### Exercise requirements
Print, word for word, the opening line of the data below and every line after it through the line that contains "top:317px; font-size:13.7px; line-height:17px;", but not the pictures.
***** Dataset excerpt *****
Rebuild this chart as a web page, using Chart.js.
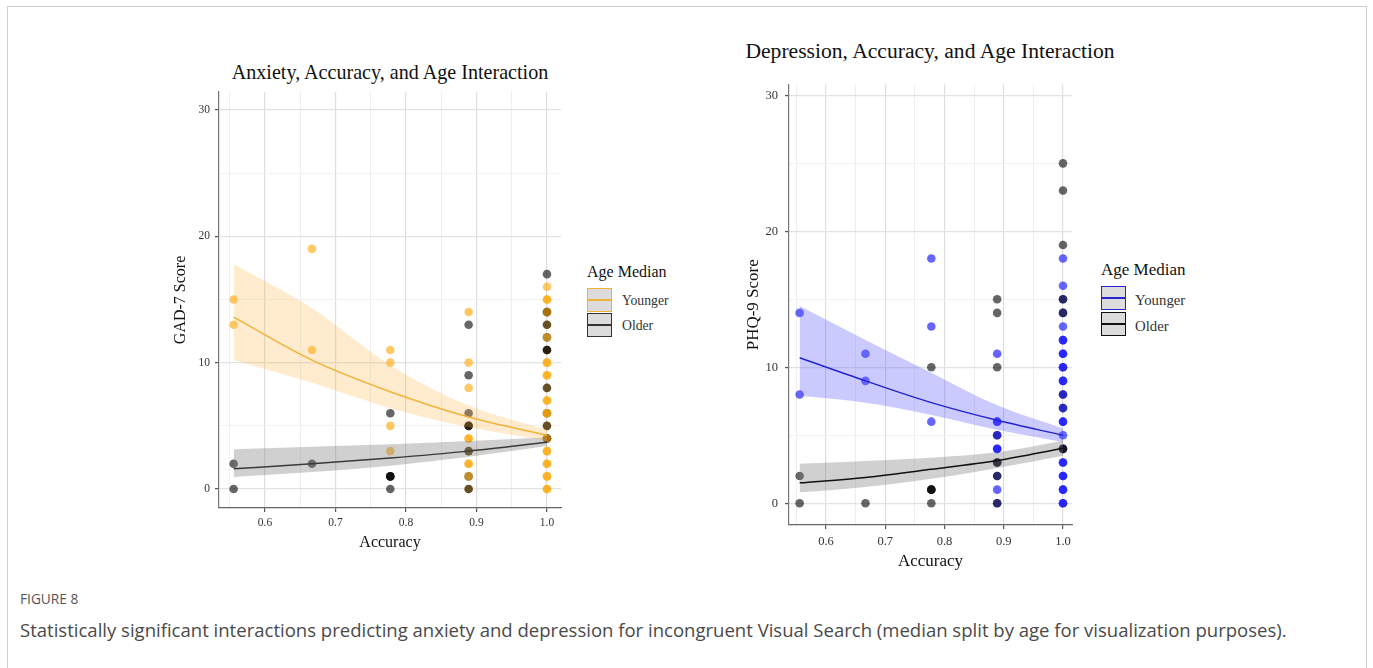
<!DOCTYPE html>
<html>
<head>
<meta charset="utf-8">
<script src="https://cdn.jsdelivr.net/npm/chart.js@4.4.1/dist/chart.umd.min.js"></script>
<style>
  body { margin: 0; width: 1373px; height: 668px; overflow: hidden; position: relative; background: #fff;
         font-family: "Liberation Serif", "DejaVu Serif", serif; color: #111; }
  .frame { position: absolute; left: 7px; top: 6px; width: 1358px; height: 720px; border: 1px solid #cfcfcf; }
  canvas { position: absolute; }
  .txt { position: absolute; white-space: nowrap; }
  .title { text-align: center; color: #111; }
  .key { position: absolute; box-sizing: border-box; width: 25px; height: 24px; background: #dcdcdc; border: 1.5px solid; }
  .key::after { content: ""; position: absolute; left: 0; right: 0; top: 10px; height: 1.5px; background: currentColor; }
  .cap { font-family: "Open Sans", "Noto Sans", sans-serif; }
</style>
</head>
<body>
<div class="frame"></div>

<div class="txt title" style="left:190px; width:400px; top:60px; font-size:20.1px; line-height:24px;">Anxiety, Accuracy, and Age Interaction</div>
<div class="txt title" style="left:730px; width:400px; top:38px; font-size:21.6px; line-height:26px;">Depression, Accuracy, and Age Interaction</div>

<canvas id="gad" width="430" height="490" style="left:150px; top:80px;"></canvas>
<canvas id="phq" width="370" height="510" style="left:720px; top:70px;"></canvas>

<div class="txt" style="left:587px; top:262px; font-size:16px; line-height:20px;">Age Median</div>
<div class="key" style="left:587px; top:288px; color:#f2b23a; border-color:#f2b23a;"></div>
<div class="key" style="left:587px; top:313px; color:#333; border-color:#333;"></div>
<div class="txt" style="left:622px; top:292px; font-size:13.7px; line-height:17px; color:#333;">Younger</div>
<div class="txt" style="left:622px; top:317px; font-size:13.7px; line-height:17px; color:#333;">Older</div>

<div class="txt" style="left:1101px; top:259px; font-size:17px; line-height:21px;">Age Median</div>
<div class="key" style="left:1101px; top:286px; color:#2424d0; border-color:#2424d0;"></div>
<div class="key" style="left:1101px; top:312px; color:#111; border-color:#111;"></div>
<div class="txt" style="left:1135px; top:291px; font-size:14.8px; line-height:18px; color:#333;">Younger</div>
<div class="txt" style="left:1135px; top:317px; font-size:14.8px; line-height:18px; color:#333;">Older</div>

<div class="txt cap" style="left:20px; top:590px; font-size:13.7px; line-height:18px; color:#555;">FIGURE 8</div>
<div class="txt cap" style="left:20px; top:617px; font-size:18.55px; line-height:26px; color:#4a4a4a;">Statistically significant interactions predicting anxiety and depression for incongruent Visual Search (median split by age for visualization purposes).</div>

<script>
// accuracy = correct answers out of 9
const trials = 9;
const xTicks = [0.55, 0.6, 0.65, 0.7, 0.75, 0.8, 0.85, 0.9, 0.95, 1.0];
const yTicks = [0, 5, 10, 15, 20, 25, 30];

// GAD-7 participants, in plotting order (Y = younger, O = older)
const gadCorrect = [
  5, 5, 5, 5,
  6, 6, 6,
  7, 7, 7, 7, 7, 7, 7, 7, 7,
  8, 8, 8, 8, 8, 8, 8, 8, 8, 8, 8, 8, 8, 8, 8, 8, 8, 8, 8,
  9, 9, 9, 9, 9, 9, 9, 9, 9, 9, 9, 9, 9, 9, 9, 9, 9, 9, 9, 9, 9, 9, 9, 9, 9, 9, 9, 9, 9, 9, 9, 9, 9, 9, 9, 9, 9, 9
];
const gadScore = [
  15, 13, 2, 0,
  19, 11, 2,
  11, 10, 5, 3, 6, 1, 1, 1, 0,
  14, 13, 10, 9, 8, 6, 5, 5, 5, 4, 4, 3, 3, 2, 2, 1, 1, 0, 0,
  17, 16, 15, 15, 14, 14, 14, 13, 13, 12, 12, 11, 11, 11, 10, 10, 9, 9, 8, 8, 7, 7, 6, 6, 6, 5, 5, 4, 4, 4, 3, 3, 2, 2, 1, 1, 0, 0
];
const gadGroup = [
  'Y', 'Y', 'O', 'O',
  'Y', 'Y', 'O',
  'Y', 'Y', 'Y', 'Y', 'O', 'O', 'O', 'O', 'O',
  'Y', 'O', 'Y', 'O', 'Y', 'O', 'Y', 'O', 'O', 'Y', 'Y', 'Y', 'O', 'Y', 'Y', 'O', 'Y', 'Y', 'O',
  'O', 'Y', 'Y', 'Y', 'O', 'O', 'Y', 'Y', 'O', 'O', 'Y', 'Y', 'O', 'O', 'Y', 'Y', 'Y', 'Y', 'Y', 'O', 'Y', 'Y', 'O', 'Y', 'Y', 'Y', 'O', 'O', 'O', 'Y', 'Y', 'Y', 'Y', 'Y', 'Y', 'Y', 'Y', 'Y'
];

// PHQ-9 participants, in plotting order
const phqCorrect = [
  5, 5, 5, 5,
  6, 6, 6,
  7, 7, 7, 7, 7, 7, 7, 7,
  8, 8, 8, 8, 8, 8, 8, 8, 8, 8, 8, 8, 8, 8, 8, 8, 8, 8,
  9, 9, 9, 9, 9, 9, 9, 9, 9, 9, 9, 9, 9, 9, 9, 9, 9, 9, 9, 9, 9, 9, 9, 9, 9, 9, 9, 9, 9, 9, 9, 9, 9, 9, 9, 9
];
const phqScore = [
  14, 8, 2, 0,
  11, 9, 0,
  18, 13, 6, 10, 1, 1, 1, 0,
  15, 14, 11, 10, 6, 6, 5, 5, 4, 4, 3, 3, 3, 2, 2, 1, 0, 0,
  25, 23, 19, 18, 16, 15, 15, 14, 14, 13, 12, 12, 11, 11, 10, 10, 9, 9, 8, 8, 7, 7, 6, 6, 5, 4, 4, 4, 3, 3, 2, 2, 1, 1, 0, 0
];
const phqGroup = [
  'Y', 'Y', 'O', 'O',
  'Y', 'Y', 'O',
  'Y', 'Y', 'Y', 'O', 'O', 'O', 'O', 'O',
  'O', 'O', 'Y', 'O', 'Y', 'Y', 'O', 'Y', 'Y', 'Y', 'Y', 'O', 'O', 'Y', 'O', 'Y', 'Y', 'O',
  'O', 'O', 'O', 'Y', 'Y', 'Y', 'O', 'Y', 'O', 'Y', 'Y', 'Y', 'Y', 'Y', 'Y', 'Y', 'Y', 'Y', 'O', 'Y', 'O', 'Y', 'Y', 'Y', 'Y', 'Y', 'O', 'O', 'Y', 'Y', 'Y', 'Y', 'Y', 'Y', 'Y', 'Y'
];

// fitted curves with confidence band, at 5..9 correct
const fitCorrect = [5, 6, 7, 8, 9];
const gadYoungFit = [13.6, 10.2, 7.7, 5.7, 4.25];
const gadYoungLo  = [10.2, 8.4, 6.4, 4.9, 3.8];
const gadYoungHi  = [17.8, 14.3, 9.8, 6.6, 4.7];
const gadOldFit   = [1.6, 2.0, 2.45, 3.0, 3.7];
const gadOldLo    = [0.95, 1.35, 1.85, 2.55, 3.4];
const gadOldHi    = [3.15, 3.35, 3.55, 3.8, 4.1];
const phqYoungFit = [10.7, 9.0, 7.4, 6.1, 5.0];
const phqYoungLo  = [7.9, 7.4, 6.5, 5.4, 4.5];
const phqYoungHi  = [14.5, 12.0, 9.6, 7.2, 5.5];
const phqOldFit   = [1.5, 1.9, 2.5, 3.15, 4.05];
const phqOldLo    = [0.8, 1.2, 1.8, 2.6, 3.5];
const phqOldHi    = [2.9, 3.1, 3.35, 3.75, 4.6];

const OLD_DOT = 'rgba(0,0,0,0.6)';
const isMajorX = v => Math.abs(v * 10 - Math.round(v * 10)) < 1e-6;

function buildChart(id, o) {
  const pts = o.correct.map((c, i) => ({ x: c / trials, y: o.score[i] }));
  const dotColors = o.group.map(g => g === 'Y' ? o.youngDot : OLD_DOT);
  const curve = arr => arr.map((v, i) => ({ x: fitCorrect[i] / trials, y: v }));
  const smooth = { pointRadius: 0, cubicInterpolationMode: 'monotone' };
  const band = (lo, hi, fill) => [
    { ...smooth, data: curve(lo), borderColor: 'transparent', borderWidth: 0, fill: false, order: 2 },
    { ...smooth, data: curve(hi), borderColor: 'transparent', borderWidth: 0, fill: '-1', backgroundColor: fill, order: 2 }
  ];

  return new Chart(document.getElementById(id), {
    type: 'line',
    data: {
      datasets: [
        { data: pts, showLine: false, pointRadius: 4.3, pointBorderWidth: 0, pointBackgroundColor: dotColors, order: 3 },
        ...band(o.youngLo, o.youngHi, o.youngBand),
        ...band(o.oldLo, o.oldHi, o.oldBand),
        { ...smooth, data: curve(o.youngFit), borderColor: o.youngLine, borderWidth: 1.5, fill: false, order: 1 },
        { ...smooth, data: curve(o.oldFit), borderColor: o.oldLine, borderWidth: 1.5, fill: false, order: 1 }
      ]
    },
    options: {
      responsive: false,
      animation: false,
      devicePixelRatio: 1,
      layout: { padding: { top: 10, right: o.padRight, left: 0, bottom: 0 } },
      plugins: { legend: { display: false }, tooltip: { enabled: false } },
      scales: {
        x: {
          type: 'linear', min: o.xMin, max: o.xMax,
          afterBuildTicks: s => { s.ticks = xTicks.map(v => ({ value: v })); },
          afterFit: s => { s.height = o.xHeight; },
          ticks: {
            autoSkip: false, maxRotation: 0, padding: o.xTickPad, color: '#333',
            font: { family: 'Liberation Serif', size: o.tickSize },
            callback: v => isMajorX(v) ? v.toFixed(1) : ''
          },
          grid: {
            color: c => isMajorX(c.tick.value) ? '#dedede' : '#ececec',
            lineWidth: c => isMajorX(c.tick.value) ? 1.2 : 0.9,
            tickLength: 4,
            tickColor: c => isMajorX(c.tick.value) ? '#555' : 'rgba(0,0,0,0)'
          },
          border: { color: '#666', width: 1.2 },
          title: {
            display: true, text: 'Accuracy', color: '#111',
            font: { family: 'Liberation Serif', size: o.titleSize },
            padding: { top: 0, bottom: o.xTitlePad }
          }
        },
        y: {
          type: 'linear', min: o.yMin, max: o.yMax,
          afterBuildTicks: s => { s.ticks = yTicks.map(v => ({ value: v })); },
          afterFit: s => { s.width = 69; },
          ticks: {
            autoSkip: false, padding: o.yTickPad, color: '#333',
            font: { family: 'Liberation Serif', size: o.tickSize },
            callback: v => v % 10 === 0 ? String(v) : ''
          },
          grid: {
            color: c => c.tick.value % 10 === 0 ? '#e2e2e2' : '#efefef',
            lineWidth: c => c.tick.value % 10 === 0 ? 1.2 : 0.8,
            tickLength: 4,
            tickColor: c => c.tick.value % 10 === 0 ? '#555' : 'rgba(0,0,0,0)'
          },
          border: { color: '#777', width: 1.2 },
          title: {
            display: true, text: o.yTitle, color: '#111',
            font: { family: 'Liberation Serif', size: o.titleSize },
            padding: { top: o.yTitlePad, bottom: 0 }
          }
        }
      }
    }
  });
}

buildChart('gad', {
  correct: gadCorrect, score: gadScore, group: gadGroup,
  youngFit: gadYoungFit, youngLo: gadYoungLo, youngHi: gadYoungHi,
  oldFit: gadOldFit, oldLo: gadOldLo, oldHi: gadOldHi,
  youngDot: 'rgba(255,165,0,0.6)', youngLine: '#f2b23a', oldLine: '#3a3a3a',
  youngBand: 'rgba(255,180,60,0.25)', oldBand: 'rgba(120,120,120,0.35)',
  yTitle: 'GAD-7 Score',
  xMin: 0.5348, xMax: 1.0199, yMin: -1.5, yMax: 31.42,
  padRight: 19, xHeight: 62, tickSize: 11.5, titleSize: 16,
  xTickPad: 3.7, yTickPad: 5, xTitlePad: 17.4, yTitlePad: 21.4
});

buildChart('phq', {
  correct: phqCorrect, score: phqScore, group: phqGroup,
  youngFit: phqYoungFit, youngLo: phqYoungLo, youngHi: phqYoungHi,
  oldFit: phqOldFit, oldLo: phqOldLo, oldHi: phqOldHi,
  youngDot: 'rgba(0,0,255,0.6)', youngLine: '#2424d0', oldLine: '#111',
  youngBand: 'rgba(90,90,255,0.32)', oldBand: 'rgba(120,120,120,0.35)',
  yTitle: 'PHQ-9 Score',
  xMin: 0.5376, xMax: 1.0152, yMin: -1.6, yMax: 30.8,
  padRight: 18, xHeight: 55, tickSize: 12.5, titleSize: 17,
  xTickPad: 5.2, yTickPad: 7, xTitlePad: 8.1, yTitlePad: 23.8
});
</script>
</body>
</html>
*****
### Task solution
Rebuild this chart as a web page, using Chart.js.
<!DOCTYPE html>
<html>
<head>
<meta charset="utf-8">
<script src="https://cdn.jsdelivr.net/npm/chart.js@4.4.1/dist/chart.umd.min.js"></script>
<style>
  body { margin: 0; width: 1373px; height: 668px; overflow: hidden; position: relative; background: #fff;
         font-family: "Liberation Serif", "DejaVu Serif", serif; color: #111; }
  .frame { position: absolute; left: 7px; top: 6px; width: 1358px; height: 720px; border: 1px solid #cfcfcf; }
  canvas { position: absolute; }
  .txt { position: absolute; white-space: nowrap; }
  .title { text-align: center; color: #111; }
  .key { position: absolute; box-sizing: border-box; width: 25px; height: 24px; background: #dcdcdc; border: 1.5px solid; }
  .key::after { content: ""; position: absolute; left: 0; right: 0; top: 10px; height: 1.5px; background: currentColor; }
  .cap { font-family: "Open Sans", "Noto Sans", sans-serif; }
</style>
</head>
<body>
<div class="frame"></div>

<div class="txt title" style="left:190px; width:400px; top:60px; font-size:20.1px; line-height:24px;">Anxiety, Accuracy, and Age Interaction</div>
<div class="txt title" style="left:730px; width:400px; top:38px; font-size:21.6px; line-height:26px;">Depression, Accuracy, and Age Interaction</div>

<canvas id="gad" width="430" height="490" style="left:150px; top:80px;"></canvas>
<canvas id="phq" width="370" height="510" style="left:720px; top:70px;"></canvas>

<div class="txt" style="left:587px; top:262px; font-size:16px; line-height:20px;">Age Median</div>
<div class="key" style="left:587px; top:288px; color:#f2b23a; border-color:#f2b23a;"></div>
<div class="key" style="left:587px; top:313px; color:#333; border-color:#333;"></div>
<div class="txt" style="left:622px; top:292px; font-size:13.7px; line-height:17px; color:#333;">Younger</div>
<div class="txt" style="left:622px; top:317px; font-size:13.7px; line-height:17px; color:#333;">Older</div>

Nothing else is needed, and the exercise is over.